━━━━━ Source data

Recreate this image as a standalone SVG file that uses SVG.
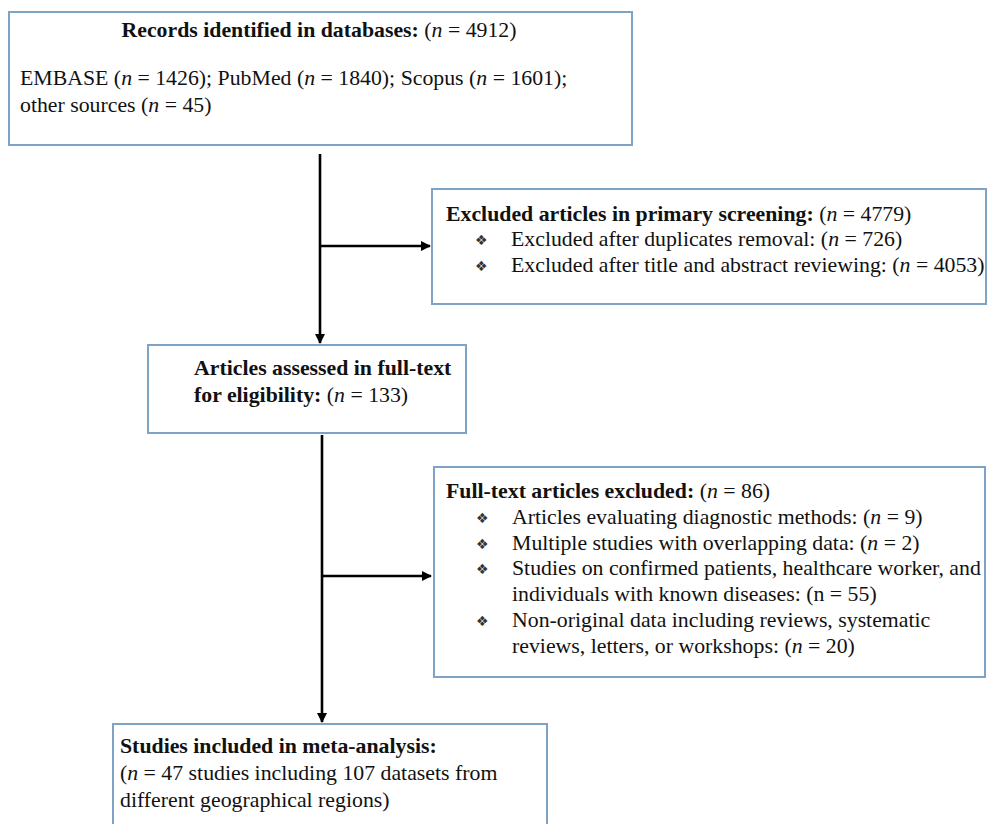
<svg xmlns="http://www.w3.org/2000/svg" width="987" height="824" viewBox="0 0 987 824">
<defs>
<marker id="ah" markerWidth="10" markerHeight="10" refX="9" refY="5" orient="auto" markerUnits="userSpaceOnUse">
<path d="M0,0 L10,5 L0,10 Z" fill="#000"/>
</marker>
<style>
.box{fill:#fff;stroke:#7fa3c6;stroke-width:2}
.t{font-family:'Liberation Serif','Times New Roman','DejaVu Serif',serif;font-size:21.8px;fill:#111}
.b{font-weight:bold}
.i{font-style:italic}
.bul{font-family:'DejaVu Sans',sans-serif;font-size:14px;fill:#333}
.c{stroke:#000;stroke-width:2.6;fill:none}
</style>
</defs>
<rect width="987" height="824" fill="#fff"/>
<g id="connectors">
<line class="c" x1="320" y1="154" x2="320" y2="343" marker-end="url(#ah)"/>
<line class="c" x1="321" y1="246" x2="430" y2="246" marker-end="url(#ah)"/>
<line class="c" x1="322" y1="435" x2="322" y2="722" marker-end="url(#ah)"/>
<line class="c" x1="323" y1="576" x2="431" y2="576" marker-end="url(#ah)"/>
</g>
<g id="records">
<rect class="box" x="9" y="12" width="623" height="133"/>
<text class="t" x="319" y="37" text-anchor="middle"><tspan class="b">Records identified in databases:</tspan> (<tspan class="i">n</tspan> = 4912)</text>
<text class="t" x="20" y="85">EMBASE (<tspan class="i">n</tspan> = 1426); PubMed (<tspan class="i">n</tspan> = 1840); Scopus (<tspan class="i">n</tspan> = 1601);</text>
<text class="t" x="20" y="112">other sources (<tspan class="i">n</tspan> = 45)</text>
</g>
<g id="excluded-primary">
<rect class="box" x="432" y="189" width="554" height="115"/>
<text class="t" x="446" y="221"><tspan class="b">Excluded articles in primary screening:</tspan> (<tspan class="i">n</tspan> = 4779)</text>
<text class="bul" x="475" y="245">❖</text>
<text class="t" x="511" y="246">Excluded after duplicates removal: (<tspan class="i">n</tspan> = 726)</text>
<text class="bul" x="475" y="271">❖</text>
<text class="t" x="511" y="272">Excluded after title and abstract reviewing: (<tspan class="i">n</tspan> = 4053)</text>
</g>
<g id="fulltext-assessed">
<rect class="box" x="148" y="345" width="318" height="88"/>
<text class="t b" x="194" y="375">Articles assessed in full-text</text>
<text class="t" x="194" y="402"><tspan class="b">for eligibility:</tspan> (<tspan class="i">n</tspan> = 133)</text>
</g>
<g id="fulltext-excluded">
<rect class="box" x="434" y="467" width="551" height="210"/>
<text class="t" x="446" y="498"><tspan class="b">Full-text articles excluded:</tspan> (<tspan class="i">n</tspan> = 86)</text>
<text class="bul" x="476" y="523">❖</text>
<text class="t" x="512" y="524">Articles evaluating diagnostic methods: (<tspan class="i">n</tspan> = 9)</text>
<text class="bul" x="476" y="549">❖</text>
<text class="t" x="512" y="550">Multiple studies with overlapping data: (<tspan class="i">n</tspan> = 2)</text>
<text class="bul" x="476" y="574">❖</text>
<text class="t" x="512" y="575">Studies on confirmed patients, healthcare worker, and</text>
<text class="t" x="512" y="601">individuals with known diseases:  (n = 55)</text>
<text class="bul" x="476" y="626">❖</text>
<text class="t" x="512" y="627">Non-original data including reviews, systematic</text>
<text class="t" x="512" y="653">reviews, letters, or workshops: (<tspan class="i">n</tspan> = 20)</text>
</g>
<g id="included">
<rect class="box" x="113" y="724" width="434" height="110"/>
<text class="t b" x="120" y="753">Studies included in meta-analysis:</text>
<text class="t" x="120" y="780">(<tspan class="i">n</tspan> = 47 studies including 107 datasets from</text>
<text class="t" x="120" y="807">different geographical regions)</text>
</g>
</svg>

━━━━━━━━━━

▸ Your goal:
Each line of the data is to be duplicated exactly; pictures stay out of the copy.

▸ The response:
Recreate this image as a standalone SVG file that uses SVG.
<svg xmlns="http://www.w3.org/2000/svg" width="987" height="824" viewBox="0 0 987 824">
<defs>
<marker id="ah" markerWidth="10" markerHeight="10" refX="9" refY="5" orient="auto" markerUnits="userSpaceOnUse">
<path d="M0,0 L10,5 L0,10 Z" fill="#000"/>
</marker>
<style>
.box{fill:#fff;stroke:#7fa3c6;stroke-width:2}
.t{font-family:'Liberation Serif','Times New Roman','DejaVu Serif',serif;font-size:21.8px;fill:#111}
.b{font-weight:bold}
.i{font-style:italic}
.bul{font-family:'DejaVu Sans',sans-serif;font-size:14px;fill:#333}
.c{stroke:#000;stroke-width:2.6;fill:none}
</style>
</defs>
<rect width="987" height="824" fill="#fff"/>
<g id="connectors">
<line class="c" x1="320" y1="154" x2="320" y2="343" marker-end="url(#ah)"/>
<line class="c" x1="321" y1="246" x2="430" y2="246" marker-end="url(#ah)"/>
<line class="c" x1="322" y1="435" x2="322" y2="722" marker-end="url(#ah)"/>
<line class="c" x1="323" y1="576" x2="431" y2="576" marker-end="url(#ah)"/>
</g>
<g id="records">
<rect class="box" x="9" y="12" width="623" height="133"/>
<text class="t" x="319" y="37" text-anchor="middle"><tspan class="b">Records identified in databases:</tspan> (<tspan class="i">n</tspan> = 4912)</text>
<text class="t" x="20" y="85">EMBASE (<tspan class="i">n</tspan> = 1426); PubMed (<tspan class="i">n</tspan> = 1840); Scopus (<tspan class="i">n</tspan> = 1601);</text>
<text class="t" x="20" y="112">other sources (<tspan class="i">n</tspan> = 45)</text>
</g>
<g id="excluded-primary">
<rect class="box" x="432" y="189" width="554" height="115"/>
<text class="t" x="446" y="221"><tspan class="b">Excluded articles in primary screening:</tspan> (<tspan class="i">n</tspan> = 4779)</text>
<text class="bul" x="475" y="245">❖</text>
<text class="t" x="511" y="246">Excluded after duplicates removal: (<tspan class="i">n</tspan> = 726)</text>
<text class="bul" x="475" y="271">❖</text>
<text class="t" x="511" y="272">Excluded after title and abstract reviewing: (<tspan class="i">n</tspan> = 4053)</text>
</g>
<g id="fulltext-assessed">
<rect class="box" x="148" y="345" width="318" height="88"/>
<text class="t b" x="194" y="375">Articles assessed in full-text</text>
<text class="t" x="194" y="402"><tspan class="b">for eligibility:</tspan> (<tspan class="i">n</tspan> = 133)</text>
</g>
<g id="fulltext-excluded">
<rect class="box" x="434" y="467" width="551" height="210"/>
<text class="t" x="446" y="498"><tspan class="b">Full-text articles excluded:</tspan> (<tspan class="i">n</tspan> = 86)</text>
<text class="bul" x="476" y="523">❖</text>
<text class="t" x="512" y="524">Articles evaluating diagnostic methods: (<tspan class="i">n</tspan> = 9)</text>
<text class="bul" x="476" y="549">❖</text>
<text class="t" x="512" y="550">Multiple studies with overlapping data: (<tspan class="i">n</tspan> = 2)</text>
<text class="bul" x="476" y="574">❖</text>
<text class="t" x="512" y="575">Studies on confirmed patients, healthcare worker, and</text>
<text class="t" x="512" y="601">individuals with known diseases:  (n = 55)</text>
<text class="bul" x="476" y="626">❖</text>
<text class="t" x="512" y="627">Non-original data including reviews, systematic</text>
<text class="t" x="512" y="653">reviews, letters, or workshops: (<tspan class="i">n</tspan> = 20)</text>
</g>
<g id="included">
<rect class="box" x="113" y="724" width="434" height="110"/>
<text class="t b" x="120" y="753">Studies included in meta-analysis:</text>
<text class="t" x="120" y="780">(<tspan class="i">n</tspan> = 47 studies including 107 datasets from</text>
<text class="t" x="120" y="807">different geographical regions)</text>
</g>
</svg>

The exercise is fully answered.